Miyazaki's upcoming movie, which has now been rechristened Ponyo on a Cliff by the Sea for Western audiences, is nearing its final stages of production. Voice work is now under way, which for Japanese animation is done after the principle work is completed. American and Western animation, conversely, usually records the voice actors before animating.

According to Ghibli's production diary for March 15, the number of drawings (or animation cells, to use the old term*) for Ponyo exceeds 160,000. This would make the movie Ghibli's largest and most animated; an interesting twist for what many of us assumed would be a smaller, more intimate film, than Miyazaki's last three epic blockbusters. And remember, folks, that every frame in the film is hand-drawn and painted in watercolors.

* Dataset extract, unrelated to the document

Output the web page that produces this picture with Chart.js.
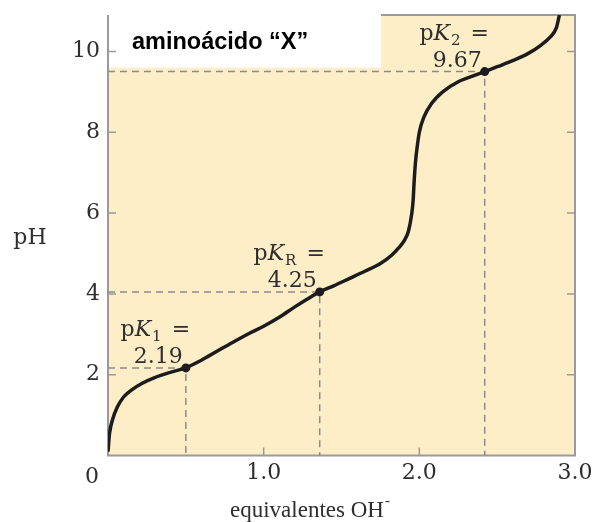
<!DOCTYPE html>
<html>
<head>
<meta charset="utf-8">
<script src="https://cdn.jsdelivr.net/npm/chart.js@4/dist/chart.umd.min.js"></script>
<style>
  html, body { margin: 0; padding: 0; background: #fff; }
  #wrap { width: 594px; height: 522px; }
</style>
</head>
<body>
<div id="wrap"><canvas id="myChart"></canvas></div>
<script>
// titration curve
var equivalents = [0, 0.01, 0.03, 0.06, 0.1, 0.15, 0.22, 0.3, 0.4, 0.5, 0.6, 0.7, 0.8, 0.9, 1.0, 1.1, 1.2, 1.3, 1.36, 1.45, 1.55, 1.65, 1.75, 1.82, 1.87, 1.905, 1.93, 1.95, 1.96, 1.967, 1.975, 1.985, 2.0, 2.03, 2.08, 2.15, 2.25, 2.35, 2.42, 2.5, 2.6, 2.7, 2.78, 2.84, 2.88, 2.90];
var pHValues = [0.1, 0.55, 0.9, 1.2, 1.45, 1.62, 1.79, 1.93, 2.06, 2.17, 2.36, 2.58, 2.8, 3.01, 3.2, 3.42, 3.68, 3.92, 4.05, 4.2, 4.38, 4.56, 4.75, 4.95, 5.15, 5.33, 5.55, 5.95, 6.3, 6.8, 7.25, 7.6, 8.0, 8.38, 8.72, 9.0, 9.25, 9.4, 9.5, 9.62, 9.77, 9.95, 10.15, 10.35, 10.58, 10.9];

// pK points
var pkNames = ["1", "R", "2"];
var pkLabels = ["2.19", "4.25", "9.67"];
var pkX = [0.50, 1.36, 2.42];
var pkY = [2.17, 4.05, 9.5];

var yTicks = [2, 4, 6, 8, 10];
var xTicks = [0, 1.0, 2.0, 3.0];

var serif = "'DejaVu Serif', serif";
var textColor = "#2e2e2e";
var frameColor = "#9a9a9a";

var curve = equivalents.map((x, i) => ({ x: x, y: pHValues[i] }));
var dots = pkX.map((x, i) => ({ x: x, y: pkY[i] }));

var guideSets = pkX.map((x, i) => ({
    data: [{ x: 0, y: pkY[i] }, { x: x, y: pkY[i] }, { x: x, y: 0 }],
    borderColor: "#8a8a8a",
    borderWidth: 1.5,
    borderDash: [7, 5],
    pointRadius: 0,
    tension: 0
}));

const frame = {
    id: "frame",
    beforeDatasetsDraw(chart) {
        const { ctx, chartArea: a, scales: { x, y } } = chart;
        ctx.save();
        ctx.fillStyle = "rgb(253,238,200)";
        ctx.fillRect(a.left, a.top, a.right - a.left, a.bottom - a.top);

        // white box behind the title
        var bx = x.getPixelForValue(1.753);
        var by = y.getPixelForValue(9.6);
        ctx.fillStyle = "#fff";
        ctx.fillRect(a.left + 1, a.top - 2, bx - a.left - 1, by - a.top + 2);

        ctx.strokeStyle = frameColor;
        ctx.lineWidth = 2;
        ctx.beginPath();
        ctx.moveTo(bx, a.top);
        ctx.lineTo(a.right, a.top);
        ctx.lineTo(a.right, a.bottom);
        ctx.lineTo(a.left, a.bottom);
        ctx.lineTo(a.left, a.top);
        ctx.stroke();

        // inward ticks
        ctx.lineWidth = 1.5;
        ctx.beginPath();
        yTicks.forEach(v => {
            var py = y.getPixelForValue(v);
            ctx.moveTo(a.left, py); ctx.lineTo(a.left + 8, py);
            ctx.moveTo(a.right, py); ctx.lineTo(a.right - 8, py);
        });
        xTicks.slice(1, 3).forEach(v => {
            var px = x.getPixelForValue(v);
            ctx.moveTo(px, a.bottom); ctx.lineTo(px, a.bottom - 8);
        });
        ctx.stroke();
        ctx.restore();
    },
    afterDatasetsDraw(chart) {
        const { ctx, chartArea: a, scales: { x, y } } = chart;
        ctx.save();
        ctx.fillStyle = textColor;

        // corner zero, y title, x title
        ctx.font = "22px " + serif;
        ctx.textAlign = "center";
        ctx.textBaseline = "middle";
        ctx.fillText("0", a.left - 16, a.bottom + 22);
        ctx.fillText("pH", a.left - 78, 238);

        ctx.font = "23px 'Liberation Serif', serif";
        ctx.textAlign = "left";
        ctx.textBaseline = "alphabetic";
        ctx.fillText("equivalentes OH", a.left + 122, 517);
        var w = ctx.measureText("equivalentes OH").width;
        ctx.font = "15px 'Liberation Serif', serif";
        ctx.fillText("-", a.left + 123 + w, 505);

        ctx.fillStyle = "#000";
        ctx.font = "bold 23.5px 'Liberation Sans', Arial, sans-serif";
        ctx.fillText("aminoácido \u201cX\u201d", a.left + 24, 49);

        // pK annotations
        ctx.fillStyle = textColor;
        pkX.forEach((v, i) => {
            var px = x.getPixelForValue(v);
            var py = y.getPixelForValue(pkY[i]);
            ctx.font = "22px " + serif;
            ctx.textAlign = "right";
            var vw = ctx.measureText(pkLabels[i]).width;
            ctx.fillText(pkLabels[i], px - 3, py - 5);
            var center = px - 3 - vw / 2 - 3;

            ctx.textAlign = "left";
            var parts = [
                { t: "p", f: "22px " + serif, dy: 0, gap: 0 },
                { t: "K", f: "italic 22px " + serif, dy: 0, gap: 1 },
                { t: pkNames[i], f: "15px " + serif, dy: 5, gap: 3 },
                { t: " =", f: "22px " + serif, dy: 0, gap: 0 }
            ];
            var total = 0;
            parts.forEach(p => { ctx.font = p.f; p.w = ctx.measureText(p.t).width + p.gap; total += p.w; });
            var cx = center - total / 2;
            parts.forEach(p => {
                ctx.font = p.f;
                ctx.fillText(p.t, cx, py - 32 + p.dy);
                cx += p.w;
            });
        });
        ctx.restore();
    }
};

const data = {
    datasets: [
        {
            data: dots,
            showLine: false,
            pointRadius: 4.5,
            pointBackgroundColor: "#1c1c1c",
            pointBorderWidth: 0
        },
        {
            data: curve,
            borderColor: "#1c1c1c",
            borderWidth: 3.5,
            pointRadius: 0,
            cubicInterpolationMode: "monotone"
        },
        ...guideSets
    ]
};

const config = {
    type: "line",
    data: data,
    options: {
        responsive: true,
        maintainAspectRatio: false,
        animation: false,
        layout: { padding: { left: 64, top: 15, right: 19, bottom: 32 } },
        plugins: { legend: { display: false }, tooltip: { enabled: false } },
        scales: {
            x: {
                type: "linear",
                min: 0,
                max: 3,
                grid: { display: false, drawTicks: false },
                border: { display: false },
                afterBuildTicks: s => { s.ticks = xTicks.map(v => ({ value: v })); },
                afterFit: s => { s.paddingLeft = 0; s.paddingRight = 0; },
                ticks: {
                    padding: 4,
                    color: textColor,
                    font: { family: serif, size: 22 },
                    callback: v => v === 0 ? "" : v.toFixed(1)
                }
            },
            y: {
                min: 0,
                max: 10.9,
                grid: { display: false, drawTicks: false },
                border: { display: false },
                afterBuildTicks: s => { s.ticks = yTicks.map(v => ({ value: v })); },
                afterFit: s => { s.paddingTop = 0; s.paddingBottom = 0; },
                ticks: {
                    padding: 8,
                    color: textColor,
                    font: { family: serif, size: 22 },
                    callback: v => v
                }
            }
        }
    },
    plugins: [frame]
};
const myChart = new Chart(document.getElementById("myChart"), config);
</script>
</body>
</html>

No computer animation will be present whatsoever.

For the traditional animation junkie, this will be a cause celebre, as the great master of world cinema, Hayao Miyazaki, once again shows the world how it's done. After the past several years of noisy and dumb Hollywood Studio cartoons, I'm more than ready. I'm about to hop on a plane to Venice for the Western any of us could possibly wait another year or two for the John Lasseter/Pixar US version boggles the mind. I feel like a child waiting away those final weeks before Christmas. Augh!

Back to the animation cells, here's a short comparison. Horus, Prince of the Sun in 1968 used 140,000 cells. Most Ghibli features used somewhere around 60,000-70,000. Princess Mononoke featured over 140,000 drawings. My Neighbors the Yamadas used 170,000. Spirited Away has been credited with 110,000 cells (although I thought that number was much higher). And Howl's Moving Castle is credited with 148,000 drawings.

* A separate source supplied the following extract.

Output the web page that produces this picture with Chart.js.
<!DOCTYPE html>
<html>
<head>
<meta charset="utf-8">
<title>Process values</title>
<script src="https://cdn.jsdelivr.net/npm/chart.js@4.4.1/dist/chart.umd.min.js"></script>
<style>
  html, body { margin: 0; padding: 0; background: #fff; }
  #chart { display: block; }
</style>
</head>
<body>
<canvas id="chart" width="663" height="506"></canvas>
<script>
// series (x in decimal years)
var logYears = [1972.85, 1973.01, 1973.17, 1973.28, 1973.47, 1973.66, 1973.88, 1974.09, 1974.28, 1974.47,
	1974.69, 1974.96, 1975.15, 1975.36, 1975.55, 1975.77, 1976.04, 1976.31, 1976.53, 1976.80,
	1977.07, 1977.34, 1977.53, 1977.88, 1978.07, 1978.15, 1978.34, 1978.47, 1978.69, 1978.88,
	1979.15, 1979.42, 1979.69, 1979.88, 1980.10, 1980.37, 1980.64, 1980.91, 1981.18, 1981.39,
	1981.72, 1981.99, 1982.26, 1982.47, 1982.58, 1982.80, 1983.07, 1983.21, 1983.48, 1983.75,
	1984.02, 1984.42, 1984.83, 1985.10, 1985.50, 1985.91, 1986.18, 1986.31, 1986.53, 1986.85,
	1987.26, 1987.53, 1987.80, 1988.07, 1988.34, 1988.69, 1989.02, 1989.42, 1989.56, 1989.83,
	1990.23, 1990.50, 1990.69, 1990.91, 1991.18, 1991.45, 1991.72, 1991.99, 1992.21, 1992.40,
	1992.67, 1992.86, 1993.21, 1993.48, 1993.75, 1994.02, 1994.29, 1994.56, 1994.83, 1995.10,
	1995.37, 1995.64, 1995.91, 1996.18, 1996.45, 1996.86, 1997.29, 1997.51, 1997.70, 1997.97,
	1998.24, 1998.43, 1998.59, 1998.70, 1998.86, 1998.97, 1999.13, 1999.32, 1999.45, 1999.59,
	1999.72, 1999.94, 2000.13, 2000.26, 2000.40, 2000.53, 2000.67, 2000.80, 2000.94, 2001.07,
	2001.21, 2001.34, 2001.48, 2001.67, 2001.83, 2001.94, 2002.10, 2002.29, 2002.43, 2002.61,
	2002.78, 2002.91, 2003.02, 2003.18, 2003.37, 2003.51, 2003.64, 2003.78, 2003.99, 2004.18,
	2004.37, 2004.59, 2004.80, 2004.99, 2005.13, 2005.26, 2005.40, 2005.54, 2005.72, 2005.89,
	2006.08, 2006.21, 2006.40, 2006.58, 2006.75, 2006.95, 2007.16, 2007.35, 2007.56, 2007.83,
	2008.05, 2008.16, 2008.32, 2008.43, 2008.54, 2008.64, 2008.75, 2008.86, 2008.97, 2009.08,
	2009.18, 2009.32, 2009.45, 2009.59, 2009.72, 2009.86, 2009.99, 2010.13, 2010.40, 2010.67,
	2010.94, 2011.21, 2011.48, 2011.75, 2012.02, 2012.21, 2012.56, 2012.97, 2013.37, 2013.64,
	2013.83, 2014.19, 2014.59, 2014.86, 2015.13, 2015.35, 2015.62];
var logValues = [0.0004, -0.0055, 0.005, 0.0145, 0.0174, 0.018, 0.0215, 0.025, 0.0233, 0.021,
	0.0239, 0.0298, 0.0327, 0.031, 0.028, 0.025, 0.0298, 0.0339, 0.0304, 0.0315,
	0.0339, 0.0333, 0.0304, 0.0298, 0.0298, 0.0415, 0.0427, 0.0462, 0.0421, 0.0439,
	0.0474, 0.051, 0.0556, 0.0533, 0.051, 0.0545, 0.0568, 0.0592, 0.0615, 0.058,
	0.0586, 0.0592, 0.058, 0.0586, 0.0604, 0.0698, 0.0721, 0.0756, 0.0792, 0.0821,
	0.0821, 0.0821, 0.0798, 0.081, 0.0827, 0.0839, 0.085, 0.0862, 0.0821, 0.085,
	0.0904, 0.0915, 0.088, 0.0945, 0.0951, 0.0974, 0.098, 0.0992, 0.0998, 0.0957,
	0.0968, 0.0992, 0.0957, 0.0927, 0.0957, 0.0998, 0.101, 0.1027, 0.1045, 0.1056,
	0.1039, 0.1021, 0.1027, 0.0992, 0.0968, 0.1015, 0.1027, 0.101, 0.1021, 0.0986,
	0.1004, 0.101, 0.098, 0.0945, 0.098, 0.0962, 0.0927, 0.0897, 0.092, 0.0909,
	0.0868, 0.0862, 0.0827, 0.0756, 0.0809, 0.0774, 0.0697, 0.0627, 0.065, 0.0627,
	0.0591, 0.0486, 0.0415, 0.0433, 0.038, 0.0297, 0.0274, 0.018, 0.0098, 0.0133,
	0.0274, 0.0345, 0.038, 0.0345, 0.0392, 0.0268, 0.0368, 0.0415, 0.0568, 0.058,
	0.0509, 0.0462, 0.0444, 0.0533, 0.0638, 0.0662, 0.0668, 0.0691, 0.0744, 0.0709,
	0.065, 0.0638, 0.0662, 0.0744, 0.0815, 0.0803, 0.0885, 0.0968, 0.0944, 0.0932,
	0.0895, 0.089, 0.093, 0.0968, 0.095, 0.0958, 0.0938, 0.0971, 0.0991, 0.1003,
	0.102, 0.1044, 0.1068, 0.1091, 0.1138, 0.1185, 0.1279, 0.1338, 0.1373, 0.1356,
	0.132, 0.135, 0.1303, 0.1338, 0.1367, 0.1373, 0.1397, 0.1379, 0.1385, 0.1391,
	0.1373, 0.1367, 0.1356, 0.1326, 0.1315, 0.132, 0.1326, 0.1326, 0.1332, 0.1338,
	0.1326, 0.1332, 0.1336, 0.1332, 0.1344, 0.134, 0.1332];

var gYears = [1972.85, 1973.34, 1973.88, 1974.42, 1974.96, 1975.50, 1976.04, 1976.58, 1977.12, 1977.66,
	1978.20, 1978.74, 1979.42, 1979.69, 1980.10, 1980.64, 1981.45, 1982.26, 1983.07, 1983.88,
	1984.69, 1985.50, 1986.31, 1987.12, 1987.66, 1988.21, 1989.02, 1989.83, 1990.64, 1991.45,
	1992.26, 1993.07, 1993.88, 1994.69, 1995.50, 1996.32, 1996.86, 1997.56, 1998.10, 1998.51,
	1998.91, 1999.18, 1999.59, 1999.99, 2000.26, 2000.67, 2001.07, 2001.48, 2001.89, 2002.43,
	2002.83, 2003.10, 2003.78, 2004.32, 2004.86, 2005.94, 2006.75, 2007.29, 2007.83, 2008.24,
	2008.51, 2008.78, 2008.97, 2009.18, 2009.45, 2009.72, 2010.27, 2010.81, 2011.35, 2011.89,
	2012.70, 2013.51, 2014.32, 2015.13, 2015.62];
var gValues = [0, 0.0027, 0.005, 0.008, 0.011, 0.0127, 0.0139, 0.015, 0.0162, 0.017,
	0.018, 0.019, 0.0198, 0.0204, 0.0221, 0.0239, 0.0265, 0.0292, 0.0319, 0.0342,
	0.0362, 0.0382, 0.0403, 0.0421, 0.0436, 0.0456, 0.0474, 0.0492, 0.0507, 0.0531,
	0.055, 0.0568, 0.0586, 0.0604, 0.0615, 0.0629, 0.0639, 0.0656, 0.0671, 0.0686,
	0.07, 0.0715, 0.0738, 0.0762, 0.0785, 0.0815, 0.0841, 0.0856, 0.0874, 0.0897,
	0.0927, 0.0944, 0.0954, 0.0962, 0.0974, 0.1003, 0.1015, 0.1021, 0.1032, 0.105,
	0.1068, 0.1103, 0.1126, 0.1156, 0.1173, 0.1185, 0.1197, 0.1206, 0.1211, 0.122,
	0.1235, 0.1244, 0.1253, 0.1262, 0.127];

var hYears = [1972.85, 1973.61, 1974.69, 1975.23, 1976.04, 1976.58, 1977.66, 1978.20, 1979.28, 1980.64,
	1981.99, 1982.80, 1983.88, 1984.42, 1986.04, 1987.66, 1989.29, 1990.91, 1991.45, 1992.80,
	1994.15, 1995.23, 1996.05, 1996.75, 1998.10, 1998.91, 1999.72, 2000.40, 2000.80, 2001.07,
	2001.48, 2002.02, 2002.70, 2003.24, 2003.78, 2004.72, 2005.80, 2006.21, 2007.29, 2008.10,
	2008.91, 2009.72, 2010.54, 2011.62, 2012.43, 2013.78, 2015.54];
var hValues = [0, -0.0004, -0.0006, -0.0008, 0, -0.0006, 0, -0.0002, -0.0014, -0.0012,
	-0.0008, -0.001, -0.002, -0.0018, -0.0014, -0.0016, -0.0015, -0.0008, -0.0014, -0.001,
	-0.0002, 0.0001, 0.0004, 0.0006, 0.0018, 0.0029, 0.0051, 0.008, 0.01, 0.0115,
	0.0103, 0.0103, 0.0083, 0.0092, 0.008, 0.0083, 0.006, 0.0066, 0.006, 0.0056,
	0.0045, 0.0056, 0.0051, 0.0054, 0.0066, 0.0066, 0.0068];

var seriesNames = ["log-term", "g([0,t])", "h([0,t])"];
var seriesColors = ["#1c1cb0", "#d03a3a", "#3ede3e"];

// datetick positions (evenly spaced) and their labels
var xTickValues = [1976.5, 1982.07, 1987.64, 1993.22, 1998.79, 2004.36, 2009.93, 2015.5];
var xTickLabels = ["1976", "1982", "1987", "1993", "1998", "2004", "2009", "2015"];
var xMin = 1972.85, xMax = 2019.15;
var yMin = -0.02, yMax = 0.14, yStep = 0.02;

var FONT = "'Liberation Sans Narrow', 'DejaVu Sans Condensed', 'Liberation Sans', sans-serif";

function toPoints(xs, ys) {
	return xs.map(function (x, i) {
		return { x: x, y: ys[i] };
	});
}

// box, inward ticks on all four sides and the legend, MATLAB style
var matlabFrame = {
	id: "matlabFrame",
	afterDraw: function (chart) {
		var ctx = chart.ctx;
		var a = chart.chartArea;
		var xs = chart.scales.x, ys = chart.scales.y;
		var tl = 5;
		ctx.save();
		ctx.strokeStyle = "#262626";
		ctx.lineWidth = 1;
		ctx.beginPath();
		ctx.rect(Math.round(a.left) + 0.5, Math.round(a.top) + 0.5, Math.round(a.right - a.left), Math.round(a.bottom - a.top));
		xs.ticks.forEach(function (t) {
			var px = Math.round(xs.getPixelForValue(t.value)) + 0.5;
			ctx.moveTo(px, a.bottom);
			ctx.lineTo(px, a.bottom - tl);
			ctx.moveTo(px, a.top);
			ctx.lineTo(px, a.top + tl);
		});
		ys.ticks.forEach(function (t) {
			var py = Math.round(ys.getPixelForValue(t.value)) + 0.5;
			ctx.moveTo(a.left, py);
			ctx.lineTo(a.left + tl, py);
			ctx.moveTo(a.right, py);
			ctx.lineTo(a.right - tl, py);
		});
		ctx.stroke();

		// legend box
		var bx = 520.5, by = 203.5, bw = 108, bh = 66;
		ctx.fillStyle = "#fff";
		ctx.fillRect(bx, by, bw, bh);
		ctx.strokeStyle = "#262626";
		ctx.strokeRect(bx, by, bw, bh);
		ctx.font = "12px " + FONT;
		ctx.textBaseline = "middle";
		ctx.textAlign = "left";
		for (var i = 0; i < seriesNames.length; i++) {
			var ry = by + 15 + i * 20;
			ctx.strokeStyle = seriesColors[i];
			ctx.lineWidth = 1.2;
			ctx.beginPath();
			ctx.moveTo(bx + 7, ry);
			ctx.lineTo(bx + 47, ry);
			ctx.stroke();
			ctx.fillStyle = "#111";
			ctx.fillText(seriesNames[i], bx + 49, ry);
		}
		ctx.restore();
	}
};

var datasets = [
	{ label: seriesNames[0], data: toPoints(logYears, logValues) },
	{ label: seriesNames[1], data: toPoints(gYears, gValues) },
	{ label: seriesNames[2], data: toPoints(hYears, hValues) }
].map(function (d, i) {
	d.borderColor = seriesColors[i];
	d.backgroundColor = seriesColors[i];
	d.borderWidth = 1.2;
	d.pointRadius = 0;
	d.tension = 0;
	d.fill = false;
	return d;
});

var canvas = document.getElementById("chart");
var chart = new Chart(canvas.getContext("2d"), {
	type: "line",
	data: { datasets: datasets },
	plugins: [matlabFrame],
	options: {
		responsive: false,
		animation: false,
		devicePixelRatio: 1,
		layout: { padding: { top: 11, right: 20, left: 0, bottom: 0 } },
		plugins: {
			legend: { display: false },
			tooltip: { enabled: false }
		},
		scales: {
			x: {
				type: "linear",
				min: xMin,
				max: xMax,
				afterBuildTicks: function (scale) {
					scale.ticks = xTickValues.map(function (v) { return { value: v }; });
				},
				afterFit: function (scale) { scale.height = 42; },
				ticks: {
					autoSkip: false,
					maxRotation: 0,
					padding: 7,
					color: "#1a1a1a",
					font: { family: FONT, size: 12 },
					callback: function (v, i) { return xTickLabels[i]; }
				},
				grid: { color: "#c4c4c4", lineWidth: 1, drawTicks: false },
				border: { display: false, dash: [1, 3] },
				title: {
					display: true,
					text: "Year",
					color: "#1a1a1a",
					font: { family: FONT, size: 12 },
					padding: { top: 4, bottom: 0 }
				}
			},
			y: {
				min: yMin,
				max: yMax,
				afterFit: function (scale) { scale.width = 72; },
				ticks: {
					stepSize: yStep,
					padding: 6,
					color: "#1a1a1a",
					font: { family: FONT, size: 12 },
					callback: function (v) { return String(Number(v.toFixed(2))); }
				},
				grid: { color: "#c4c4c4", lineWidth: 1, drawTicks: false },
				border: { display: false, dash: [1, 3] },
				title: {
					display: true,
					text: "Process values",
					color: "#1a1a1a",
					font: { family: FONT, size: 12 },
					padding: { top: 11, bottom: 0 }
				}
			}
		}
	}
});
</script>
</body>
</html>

Ponyo on a Cliff by the Sea (glad to see Ghibli directly translate their poetic titles this time) is really going to be a sight to see. The summer release date is still holding as best I know. Afterwords, I'd expect to see the Western premier at the Venice Film Festival in September. After that, the US version via Disney and Pixar would follow in 2009 or 2010. My guess is that we'll see it next summer. There's no way Lasseter will hesitate for a moment to bring his great teacher's latest symphony to the States.

By a good grace of timing, 2009 marks the end of the Sci-Fi Channel's holding rights on Ursula Le Guin's Earthsea, which means we'll finally get...sigh, Goro's Tales From Earthsea on DVD. Expect to see more Ghibli DVD's headed our way within the next year or two. If Disney uses the same three-release schedule, what then would be the two other DVD's? I Can Hear the Sea? Omohide Poro? Wishful thinking, I know. Somebody ought to point out Gauche the Cellist, Jarinko Chie, and Yanagawa Monogatari....more wishful thinking...

(* A quick note about animation cells. These were the traditional method of creating animation, by drawing and painting on cells, which are photographed one at a time over the backgrounds. Since moving entirely to computers during the production of My Neighbors the Yamadas in 1999, Studio Ghibli has moved away from painting on cells. But the term is still used, particularly in regards to traditional, hand-drawn animation, as opposed to computer-generated.)